- [TASK REQUIREMENTS]: Copy exactly, and only, the lines below from the first through the one containing "y_tickvals = [0, 200, 400, 600, 800, 1000, 1200, 1400, 1600]", both included; pictures are omitted.

□ □ □ □ □ □ □

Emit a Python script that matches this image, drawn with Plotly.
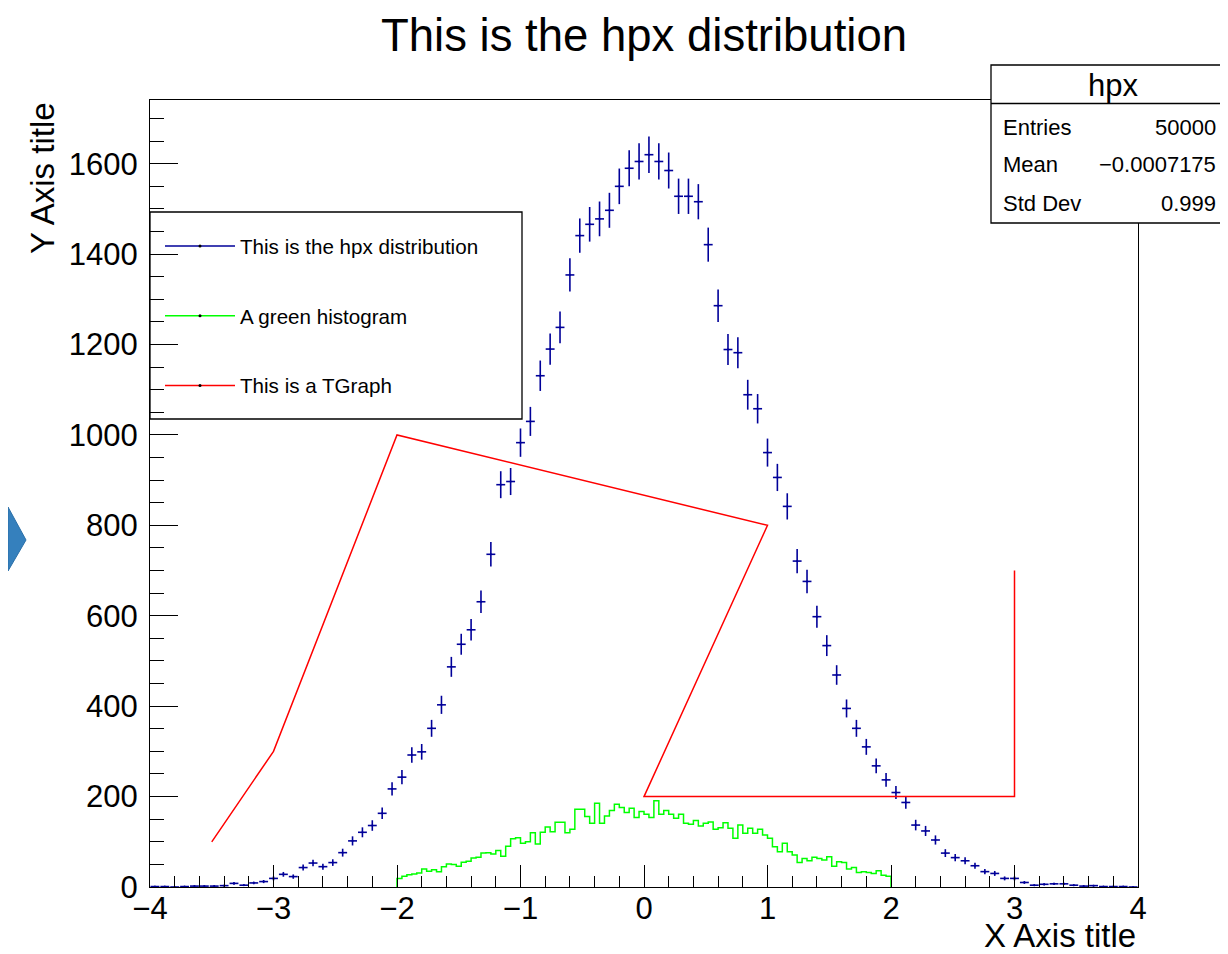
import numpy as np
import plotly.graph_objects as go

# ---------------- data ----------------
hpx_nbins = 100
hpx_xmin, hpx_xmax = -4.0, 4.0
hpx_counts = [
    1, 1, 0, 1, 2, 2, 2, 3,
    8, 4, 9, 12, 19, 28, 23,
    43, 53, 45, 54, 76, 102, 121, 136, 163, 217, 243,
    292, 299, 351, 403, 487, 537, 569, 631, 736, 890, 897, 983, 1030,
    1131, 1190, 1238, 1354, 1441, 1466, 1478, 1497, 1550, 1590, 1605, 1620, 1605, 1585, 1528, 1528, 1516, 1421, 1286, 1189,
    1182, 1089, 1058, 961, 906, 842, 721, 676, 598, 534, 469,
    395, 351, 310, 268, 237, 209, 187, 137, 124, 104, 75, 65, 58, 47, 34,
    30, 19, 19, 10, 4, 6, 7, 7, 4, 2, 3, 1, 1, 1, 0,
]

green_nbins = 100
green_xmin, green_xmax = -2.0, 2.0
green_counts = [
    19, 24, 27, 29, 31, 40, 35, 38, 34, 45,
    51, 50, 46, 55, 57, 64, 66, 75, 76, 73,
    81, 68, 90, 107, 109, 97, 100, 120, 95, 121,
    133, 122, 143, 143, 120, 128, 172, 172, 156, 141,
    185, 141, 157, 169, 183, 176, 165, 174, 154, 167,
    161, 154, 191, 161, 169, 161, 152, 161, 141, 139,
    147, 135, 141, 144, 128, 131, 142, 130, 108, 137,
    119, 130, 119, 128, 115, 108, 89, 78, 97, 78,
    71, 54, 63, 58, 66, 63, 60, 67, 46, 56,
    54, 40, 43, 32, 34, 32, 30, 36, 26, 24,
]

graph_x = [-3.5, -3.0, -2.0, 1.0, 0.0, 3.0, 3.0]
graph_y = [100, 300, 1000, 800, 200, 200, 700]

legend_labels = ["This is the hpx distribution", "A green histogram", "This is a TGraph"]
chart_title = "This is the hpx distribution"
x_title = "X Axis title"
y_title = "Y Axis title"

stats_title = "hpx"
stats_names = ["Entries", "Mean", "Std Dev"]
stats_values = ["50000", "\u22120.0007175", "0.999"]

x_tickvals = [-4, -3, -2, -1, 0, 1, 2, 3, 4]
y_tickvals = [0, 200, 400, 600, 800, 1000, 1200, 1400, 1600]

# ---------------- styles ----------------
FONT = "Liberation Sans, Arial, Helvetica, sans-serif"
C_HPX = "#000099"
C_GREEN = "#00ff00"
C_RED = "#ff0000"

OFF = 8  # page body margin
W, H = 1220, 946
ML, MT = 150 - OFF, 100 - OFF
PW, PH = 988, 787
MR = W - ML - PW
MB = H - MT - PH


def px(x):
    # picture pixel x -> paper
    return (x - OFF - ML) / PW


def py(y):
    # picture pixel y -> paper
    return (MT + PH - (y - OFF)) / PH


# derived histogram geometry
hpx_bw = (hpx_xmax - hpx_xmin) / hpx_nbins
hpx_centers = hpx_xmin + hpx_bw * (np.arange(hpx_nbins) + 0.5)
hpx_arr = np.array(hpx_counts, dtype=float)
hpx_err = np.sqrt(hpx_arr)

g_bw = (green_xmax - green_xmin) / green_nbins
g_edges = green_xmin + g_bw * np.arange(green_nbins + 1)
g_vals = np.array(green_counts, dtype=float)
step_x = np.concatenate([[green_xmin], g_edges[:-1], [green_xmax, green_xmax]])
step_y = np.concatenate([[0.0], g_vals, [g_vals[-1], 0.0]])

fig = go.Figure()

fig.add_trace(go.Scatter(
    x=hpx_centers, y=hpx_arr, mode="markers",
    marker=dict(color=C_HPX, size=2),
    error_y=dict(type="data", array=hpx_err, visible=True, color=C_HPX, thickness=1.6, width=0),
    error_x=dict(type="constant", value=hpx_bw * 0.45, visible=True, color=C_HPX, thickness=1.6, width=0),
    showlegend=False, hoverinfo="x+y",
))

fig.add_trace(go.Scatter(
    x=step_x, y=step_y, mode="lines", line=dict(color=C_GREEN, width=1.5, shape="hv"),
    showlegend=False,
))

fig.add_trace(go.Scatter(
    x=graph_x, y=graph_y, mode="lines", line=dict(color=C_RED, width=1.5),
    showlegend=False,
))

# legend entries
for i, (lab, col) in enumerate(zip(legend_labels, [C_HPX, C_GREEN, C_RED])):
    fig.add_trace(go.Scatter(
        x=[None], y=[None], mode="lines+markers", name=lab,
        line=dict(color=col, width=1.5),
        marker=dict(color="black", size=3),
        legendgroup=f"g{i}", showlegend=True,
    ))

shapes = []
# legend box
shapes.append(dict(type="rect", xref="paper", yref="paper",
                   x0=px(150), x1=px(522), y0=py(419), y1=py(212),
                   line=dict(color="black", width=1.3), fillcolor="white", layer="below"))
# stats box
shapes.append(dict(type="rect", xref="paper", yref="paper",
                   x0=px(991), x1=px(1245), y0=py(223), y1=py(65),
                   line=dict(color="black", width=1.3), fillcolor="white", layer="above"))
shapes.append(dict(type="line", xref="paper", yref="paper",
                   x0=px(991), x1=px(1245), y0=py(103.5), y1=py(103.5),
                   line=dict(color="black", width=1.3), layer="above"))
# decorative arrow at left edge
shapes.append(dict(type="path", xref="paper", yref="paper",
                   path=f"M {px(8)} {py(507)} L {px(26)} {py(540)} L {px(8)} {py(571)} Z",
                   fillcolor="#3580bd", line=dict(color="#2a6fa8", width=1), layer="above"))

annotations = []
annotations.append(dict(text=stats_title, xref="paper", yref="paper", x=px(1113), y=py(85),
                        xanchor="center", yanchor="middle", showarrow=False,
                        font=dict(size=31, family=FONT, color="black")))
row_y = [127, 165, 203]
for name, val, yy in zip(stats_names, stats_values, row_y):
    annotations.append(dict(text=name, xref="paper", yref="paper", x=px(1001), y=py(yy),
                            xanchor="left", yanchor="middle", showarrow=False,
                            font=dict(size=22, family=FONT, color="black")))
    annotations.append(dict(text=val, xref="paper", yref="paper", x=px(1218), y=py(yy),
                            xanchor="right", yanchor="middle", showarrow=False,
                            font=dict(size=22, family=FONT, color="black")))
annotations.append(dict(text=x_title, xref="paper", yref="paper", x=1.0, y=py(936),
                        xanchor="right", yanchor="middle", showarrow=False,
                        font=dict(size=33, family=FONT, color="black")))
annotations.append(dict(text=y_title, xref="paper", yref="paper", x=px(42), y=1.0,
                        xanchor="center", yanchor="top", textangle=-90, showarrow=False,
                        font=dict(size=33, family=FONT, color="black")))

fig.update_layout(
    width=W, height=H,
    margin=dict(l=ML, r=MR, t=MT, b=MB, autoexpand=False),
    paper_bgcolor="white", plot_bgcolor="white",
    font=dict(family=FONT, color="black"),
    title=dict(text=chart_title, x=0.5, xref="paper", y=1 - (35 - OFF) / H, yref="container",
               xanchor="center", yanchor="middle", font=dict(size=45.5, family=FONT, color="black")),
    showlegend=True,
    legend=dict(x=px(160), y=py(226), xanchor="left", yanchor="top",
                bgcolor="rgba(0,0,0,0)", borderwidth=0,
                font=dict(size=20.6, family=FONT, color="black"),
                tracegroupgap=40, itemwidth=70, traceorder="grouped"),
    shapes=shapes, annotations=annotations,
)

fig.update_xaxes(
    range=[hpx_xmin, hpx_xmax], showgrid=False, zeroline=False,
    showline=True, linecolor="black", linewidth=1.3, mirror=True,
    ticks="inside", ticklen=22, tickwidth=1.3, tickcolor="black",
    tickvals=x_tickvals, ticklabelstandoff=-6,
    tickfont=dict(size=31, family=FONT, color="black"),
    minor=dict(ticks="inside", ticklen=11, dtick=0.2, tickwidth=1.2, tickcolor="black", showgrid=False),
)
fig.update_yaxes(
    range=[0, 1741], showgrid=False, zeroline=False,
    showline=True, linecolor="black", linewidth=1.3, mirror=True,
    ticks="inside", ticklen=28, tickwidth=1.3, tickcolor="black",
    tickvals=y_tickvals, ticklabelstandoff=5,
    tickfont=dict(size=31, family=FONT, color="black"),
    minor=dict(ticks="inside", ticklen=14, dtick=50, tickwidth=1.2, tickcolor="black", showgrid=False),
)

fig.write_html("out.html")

□ □ □ □ □ □ □

- [TASK RESULT]:
Emit a Python script that matches this image, drawn with Plotly.
import numpy as np
import plotly.graph_objects as go

# ---------------- data ----------------
hpx_nbins = 100
hpx_xmin, hpx_xmax = -4.0, 4.0
hpx_counts = [
    1, 1, 0, 1, 2, 2, 2, 3,
    8, 4, 9, 12, 19, 28, 23,
    43, 53, 45, 54, 76, 102, 121, 136, 163, 217, 243,
    292, 299, 351, 403, 487, 537, 569, 631, 736, 890, 897, 983, 1030,
    1131, 1190, 1238, 1354, 1441, 1466, 1478, 1497, 1550, 1590, 1605, 1620, 1605, 1585, 1528, 1528, 1516, 1421, 1286, 1189,
    1182, 1089, 1058, 961, 906, 842, 721, 676, 598, 534, 469,
    395, 351, 310, 268, 237, 209, 187, 137, 124, 104, 75, 65, 58, 47, 34,
    30, 19, 19, 10, 4, 6, 7, 7, 4, 2, 3, 1, 1, 1, 0,
]

green_nbins = 100
green_xmin, green_xmax = -2.0, 2.0
green_counts = [
    19, 24, 27, 29, 31, 40, 35, 38, 34, 45,
    51, 50, 46, 55, 57, 64, 66, 75, 76, 73,
    81, 68, 90, 107, 109, 97, 100, 120, 95, 121,
    133, 122, 143, 143, 120, 128, 172, 172, 156, 141,
    185, 141, 157, 169, 183, 176, 165, 174, 154, 167,
    161, 154, 191, 161, 169, 161, 152, 161, 141, 139,
    147, 135, 141, 144, 128, 131, 142, 130, 108, 137,
    119, 130, 119, 128, 115, 108, 89, 78, 97, 78,
    71, 54, 63, 58, 66, 63, 60, 67, 46, 56,
    54, 40, 43, 32, 34, 32, 30, 36, 26, 24,
]

graph_x = [-3.5, -3.0, -2.0, 1.0, 0.0, 3.0, 3.0]
graph_y = [100, 300, 1000, 800, 200, 200, 700]

legend_labels = ["This is the hpx distribution", "A green histogram", "This is a TGraph"]
chart_title = "This is the hpx distribution"
x_title = "X Axis title"
y_title = "Y Axis title"

stats_title = "hpx"
stats_names = ["Entries", "Mean", "Std Dev"]
stats_values = ["50000", "\u22120.0007175", "0.999"]

x_tickvals = [-4, -3, -2, -1, 0, 1, 2, 3, 4]
y_tickvals = [0, 200, 400, 600, 800, 1000, 1200, 1400, 1600]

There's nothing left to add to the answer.